The Rise of Big Data

While nonprofits have always been required to make their tax returns available for public inspection, sharing information with the public has become easier than ever before. As filing requirements have changed, more and more nonprofits have begun e-filing their tax returns, making it much less difficult for them to update their public records. Having more current entity information is extremely helpful for charitable givers, and e-filing returns is often the easier option for charitable organizations and their accountants. 

However, e-filing also enables the chronically short-staffed IRS to scrutinize the returns more closely and   discover more about the filing entities than they could before. Their new strategy involves running reports on electronic data provided by charitable organizations to select entities for audit, rather than conducting random samplings, as in the past. This approach should reduce audits that produce no substantive changes, which means that charities have the opportunity to reduce their own audit risk through proactive compliance.

Raising Red Flags

Form 990 requires an organization’s leaders to answer question after question about their operations, programs, board members, funding sources, policies and procedures, along with many other topics. The IRS data mining queries can look at the responses to these questions and estimate which entities may be operating in a way that is inconsistent with nonprofit regulations.

The IRS has best practices for how nonprofits should adhere to governmental guidelines. If any of the answers on a tax return hint that the nonprofit is not following these best practices, the return is more likely to be flagged for examination. Returns with multiple flags will be selected for audit.

Government regulations can be very specific, and even a small deviation from the requirements could cause an entity to lose its 501(c) status. For instance, if a nonprofit shows negative restricted net assets on its Form 990 balance sheet, the organization may be dipping into its restricted funds to cover ongoing operations, in violation of Uniform Prudent Management of Institutional Funds Act (UPMIFA) requirements and the board’s fiduciary responsibilities. Even if the IRS doesn’t find any problems with the originally flagged items, they may question any other items presented on the return selected for audit. 

What You Can Do

Reviewing the details of your tax return with a tax professional will help you identify potential red flags and make the changes needed to bring your organization into alignment with IRS best practices. Not only will this decrease your chances of being audited, it will also help your organization improve its overall business practices.

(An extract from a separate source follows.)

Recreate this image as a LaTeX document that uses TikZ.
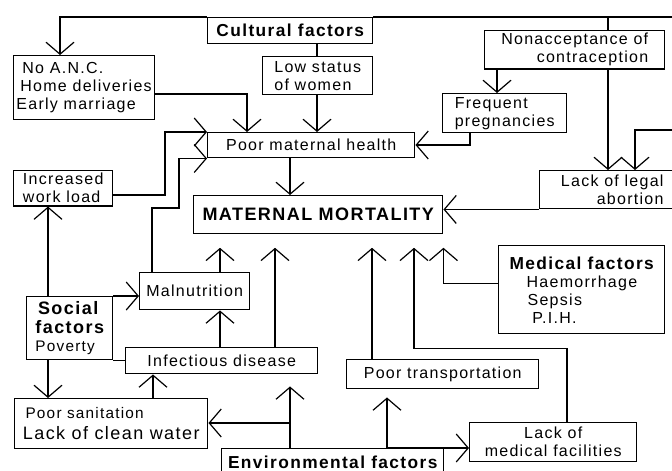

We also recommend that nonprofits commission a tax compliance review every five years or so, to uncover reporting inconsistencies. This involves a deeper look at your Form 990 reporting than would typically be involved in annual tax preparation, and is designed to enhance and improve your public reporting. Even if your tax reporting is up to IRS standards, this detailed review can reveal other issues that may impact your nonprofit status. Something as simple as your board of directors failing to file board minutes as required can mean losing your 501(c) status, for example. By being proactive, you’ll mitigate these risks and help keep your organization strong.